DATASET ENTRIES =>
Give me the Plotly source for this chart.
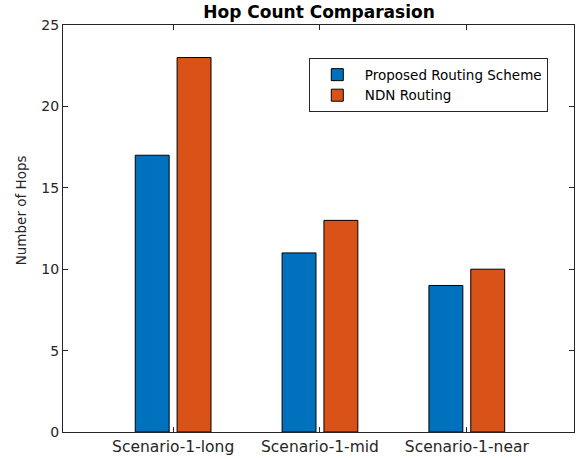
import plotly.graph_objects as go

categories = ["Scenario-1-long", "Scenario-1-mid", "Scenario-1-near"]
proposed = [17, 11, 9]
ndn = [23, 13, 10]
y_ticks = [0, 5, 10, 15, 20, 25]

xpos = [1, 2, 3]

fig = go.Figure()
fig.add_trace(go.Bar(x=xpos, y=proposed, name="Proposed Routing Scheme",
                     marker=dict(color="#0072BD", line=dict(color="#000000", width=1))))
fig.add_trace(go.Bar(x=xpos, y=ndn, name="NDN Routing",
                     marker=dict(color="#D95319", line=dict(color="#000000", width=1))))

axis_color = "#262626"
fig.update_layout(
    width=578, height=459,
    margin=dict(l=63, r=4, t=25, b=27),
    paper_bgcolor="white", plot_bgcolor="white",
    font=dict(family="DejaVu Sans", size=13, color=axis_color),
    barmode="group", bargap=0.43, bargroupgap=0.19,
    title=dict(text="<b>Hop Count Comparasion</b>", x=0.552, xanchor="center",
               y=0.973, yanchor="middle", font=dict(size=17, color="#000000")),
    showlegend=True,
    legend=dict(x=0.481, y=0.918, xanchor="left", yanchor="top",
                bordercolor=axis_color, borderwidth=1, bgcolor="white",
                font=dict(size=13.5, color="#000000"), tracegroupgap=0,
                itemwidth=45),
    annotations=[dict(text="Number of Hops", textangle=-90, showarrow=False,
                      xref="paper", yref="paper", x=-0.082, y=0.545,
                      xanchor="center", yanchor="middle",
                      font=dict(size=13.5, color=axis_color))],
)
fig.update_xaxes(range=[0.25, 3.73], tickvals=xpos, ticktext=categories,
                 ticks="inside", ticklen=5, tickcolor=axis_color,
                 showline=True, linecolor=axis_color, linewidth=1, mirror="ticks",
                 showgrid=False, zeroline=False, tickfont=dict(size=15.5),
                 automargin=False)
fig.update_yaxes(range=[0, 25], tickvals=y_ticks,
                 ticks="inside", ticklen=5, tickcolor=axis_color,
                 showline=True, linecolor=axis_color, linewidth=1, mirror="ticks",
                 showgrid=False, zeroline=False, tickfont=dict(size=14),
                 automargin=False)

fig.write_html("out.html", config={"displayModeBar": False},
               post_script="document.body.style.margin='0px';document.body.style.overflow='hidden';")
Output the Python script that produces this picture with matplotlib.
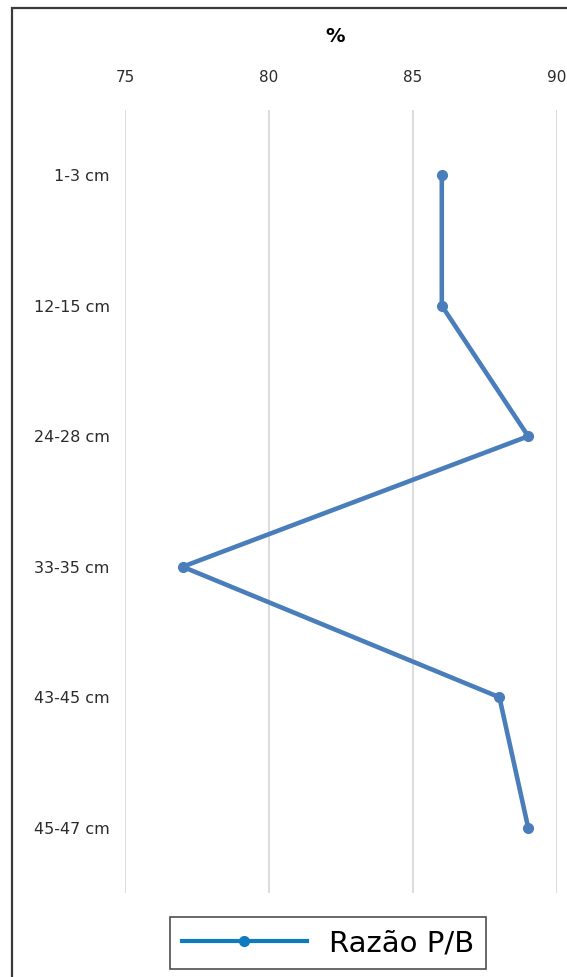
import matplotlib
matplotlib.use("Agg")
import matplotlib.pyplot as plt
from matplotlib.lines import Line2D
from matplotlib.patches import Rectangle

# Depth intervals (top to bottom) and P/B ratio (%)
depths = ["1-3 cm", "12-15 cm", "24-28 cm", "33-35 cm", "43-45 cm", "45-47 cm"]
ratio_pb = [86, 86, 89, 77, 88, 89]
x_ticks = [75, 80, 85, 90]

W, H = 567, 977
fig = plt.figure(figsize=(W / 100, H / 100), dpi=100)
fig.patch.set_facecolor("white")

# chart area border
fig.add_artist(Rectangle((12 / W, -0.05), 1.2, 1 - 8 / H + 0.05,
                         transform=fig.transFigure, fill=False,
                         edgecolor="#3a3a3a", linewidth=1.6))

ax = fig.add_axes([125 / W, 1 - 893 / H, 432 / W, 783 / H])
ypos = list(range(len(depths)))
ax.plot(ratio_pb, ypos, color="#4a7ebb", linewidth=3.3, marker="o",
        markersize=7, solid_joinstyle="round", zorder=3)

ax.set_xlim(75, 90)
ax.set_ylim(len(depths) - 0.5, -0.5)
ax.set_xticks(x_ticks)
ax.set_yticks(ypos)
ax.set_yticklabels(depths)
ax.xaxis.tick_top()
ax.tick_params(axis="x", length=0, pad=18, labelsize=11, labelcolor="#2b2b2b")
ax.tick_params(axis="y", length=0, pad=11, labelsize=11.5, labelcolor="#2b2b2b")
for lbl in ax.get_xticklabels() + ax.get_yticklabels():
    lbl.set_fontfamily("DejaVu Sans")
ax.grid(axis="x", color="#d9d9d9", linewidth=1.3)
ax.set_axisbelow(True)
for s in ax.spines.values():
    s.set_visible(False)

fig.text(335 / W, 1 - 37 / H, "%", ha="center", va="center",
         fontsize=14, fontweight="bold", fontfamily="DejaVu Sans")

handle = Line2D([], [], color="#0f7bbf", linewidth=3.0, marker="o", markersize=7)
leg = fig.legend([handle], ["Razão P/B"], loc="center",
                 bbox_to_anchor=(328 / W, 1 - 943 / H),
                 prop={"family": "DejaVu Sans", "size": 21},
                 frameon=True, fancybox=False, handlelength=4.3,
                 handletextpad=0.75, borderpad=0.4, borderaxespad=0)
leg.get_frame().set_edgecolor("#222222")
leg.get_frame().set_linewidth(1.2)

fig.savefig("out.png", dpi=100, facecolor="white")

PROBLEM DESCRIPTION => Take every line from the data above that holds "matplotlib" and copy it out.

TASK OUTPUT =>
Output the Python script that produces this picture with matplotlib.
import matplotlib
matplotlib.use("Agg")
import matplotlib.pyplot as plt
from matplotlib.lines import Line2D
from matplotlib.patches import Rectangle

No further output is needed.